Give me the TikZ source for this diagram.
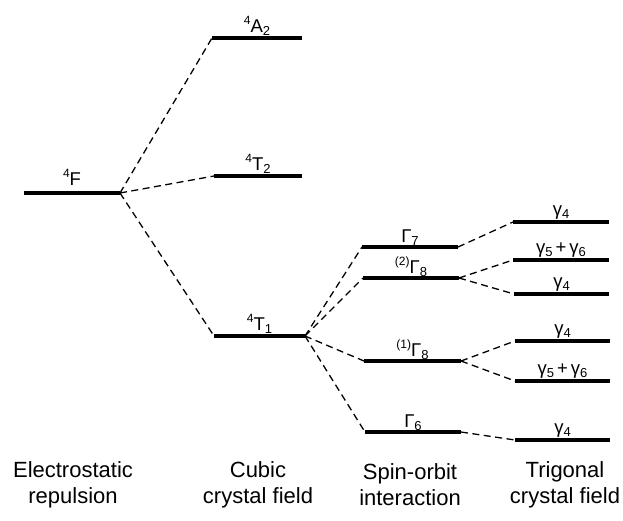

==

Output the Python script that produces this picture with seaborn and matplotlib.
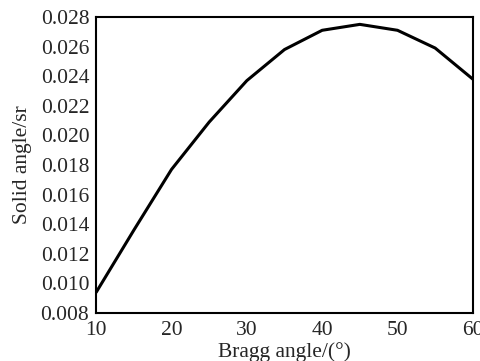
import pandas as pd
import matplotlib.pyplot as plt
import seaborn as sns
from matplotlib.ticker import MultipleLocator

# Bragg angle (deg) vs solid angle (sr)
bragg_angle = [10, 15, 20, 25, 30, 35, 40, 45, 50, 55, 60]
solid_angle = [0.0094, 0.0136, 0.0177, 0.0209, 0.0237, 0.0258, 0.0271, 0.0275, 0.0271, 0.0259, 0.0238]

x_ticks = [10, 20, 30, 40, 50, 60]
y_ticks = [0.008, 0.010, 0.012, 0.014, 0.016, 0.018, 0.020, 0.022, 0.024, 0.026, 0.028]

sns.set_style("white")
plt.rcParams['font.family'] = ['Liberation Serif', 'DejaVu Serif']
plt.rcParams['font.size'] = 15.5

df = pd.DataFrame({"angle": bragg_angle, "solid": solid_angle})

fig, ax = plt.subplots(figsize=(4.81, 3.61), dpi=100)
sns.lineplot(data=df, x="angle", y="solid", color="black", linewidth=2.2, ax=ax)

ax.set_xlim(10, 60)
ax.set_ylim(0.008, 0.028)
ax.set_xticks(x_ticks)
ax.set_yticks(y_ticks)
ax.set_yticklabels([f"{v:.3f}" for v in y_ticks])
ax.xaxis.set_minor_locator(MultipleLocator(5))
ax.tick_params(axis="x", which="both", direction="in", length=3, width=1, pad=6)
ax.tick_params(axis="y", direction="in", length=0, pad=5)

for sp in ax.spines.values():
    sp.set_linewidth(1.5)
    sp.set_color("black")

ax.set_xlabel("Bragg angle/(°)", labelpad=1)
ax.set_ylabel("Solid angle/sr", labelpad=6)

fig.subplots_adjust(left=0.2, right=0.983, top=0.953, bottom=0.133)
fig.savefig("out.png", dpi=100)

## AIM OF THE EXERCISE:
Exactly how many lines in the data above contain the word "seaborn"? Respond with the number and nothing more.

## TASK RESULT:
2